Spectral Element Eulerian and Semi-Lagrangian Methods for Numerical Weather Prediction Models

Francis X. Giraldo

Naval Research Laboratory Monterey, CA 93943

Abstract:
Two new dynamical cores for NWP based on the spectral element method (SEM) and the spectral element semi-Lagrangian method (SESL) are presented. In this work, the 3D primitive hydrostatic atmospheric equations are written, discretized, and solved in 3D Cartesian space. The advantages of this approach are: the pole singularity which plagues all gridpoint methods disappears, the horizontal operators can be approximated by local high-order elements, and any grid can be used including lat-lon, icosahedral, hexahedral, and adaptive unstructured grids. The locality property of spectral elements means that the method will scale efficiently on distributed-memory computers. The Lagrangian formulation of SESL allows for very large time-steps to be used without losing accuracy. Both models currently use finite differences in the vertical but results for fully spectral element (in all three-dimensions) will be presented.
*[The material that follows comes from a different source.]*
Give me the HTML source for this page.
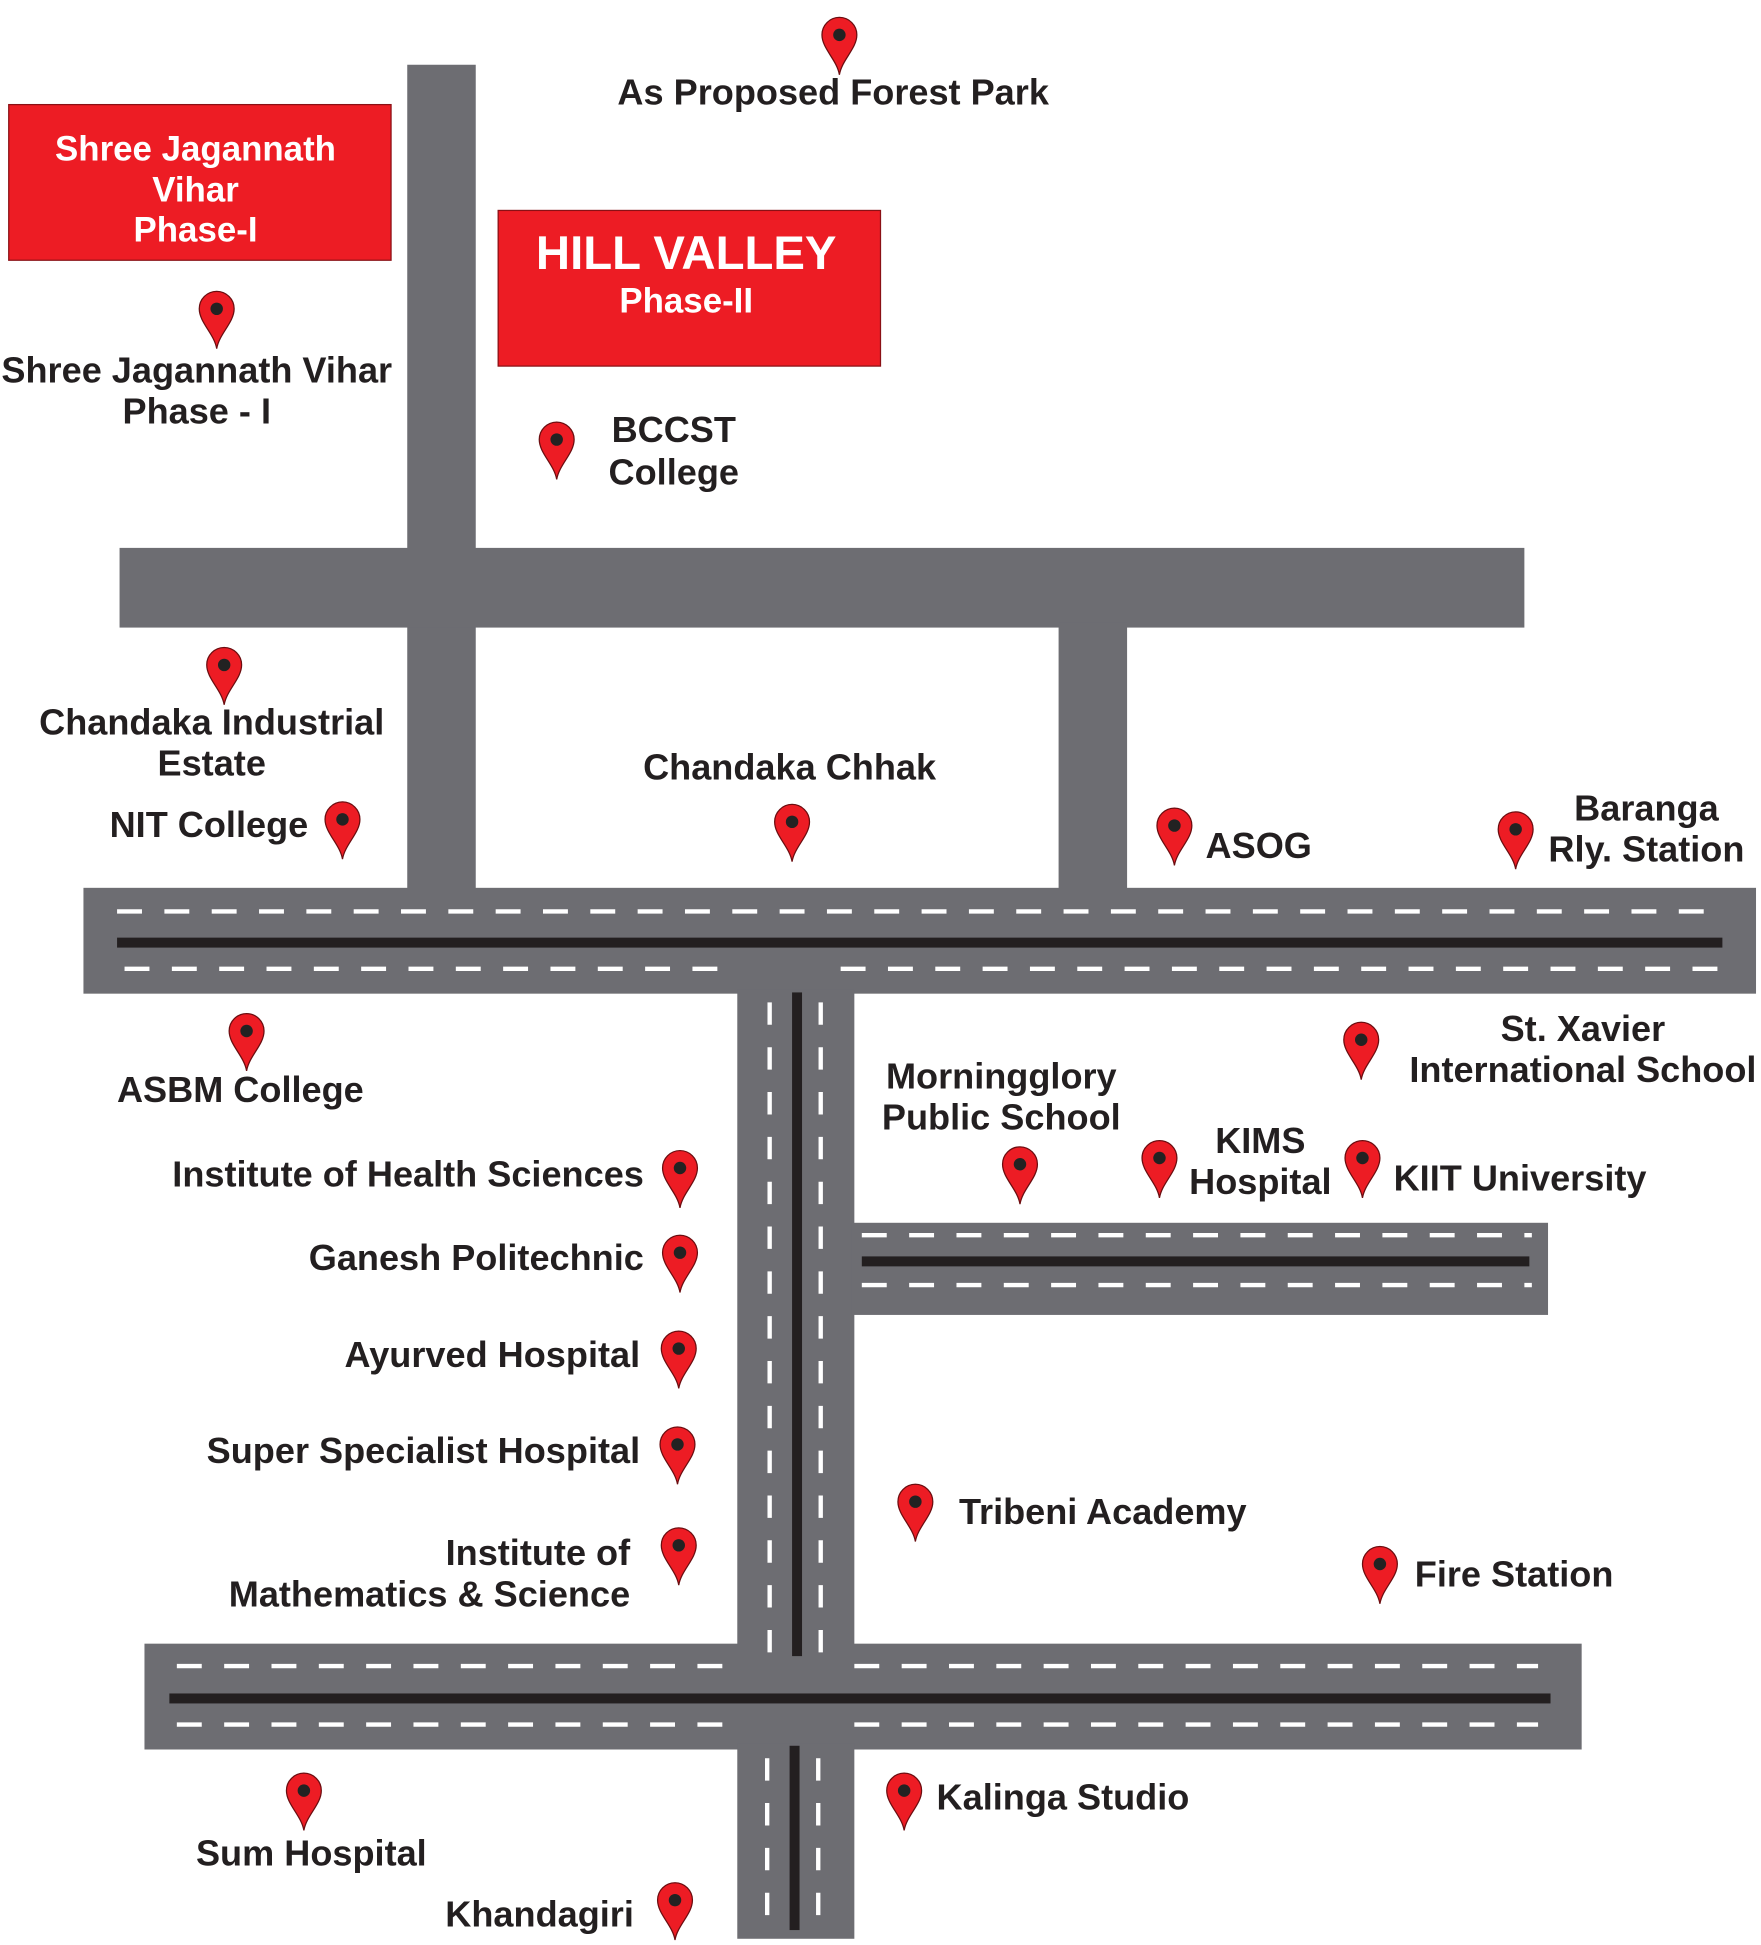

In order to validate our 3D atmospheric models, we have run three test cases: Rossby-Haurwitz waves 1 and 4, and the Held-Suarez test case. Comparisons with the Navy's operational NWP model (NOGAPS) using the Rossby-Haurwitz waves demonstrate the high-order accuracy of the solutions obtained with the new models. The Eulerian model is shown to scale linearly on distributed-memory computers; it is hoped that the semi-Lagrangian model will scale at a similar rate. Plans for implementing physics and realistic terrain into the models will be discussed.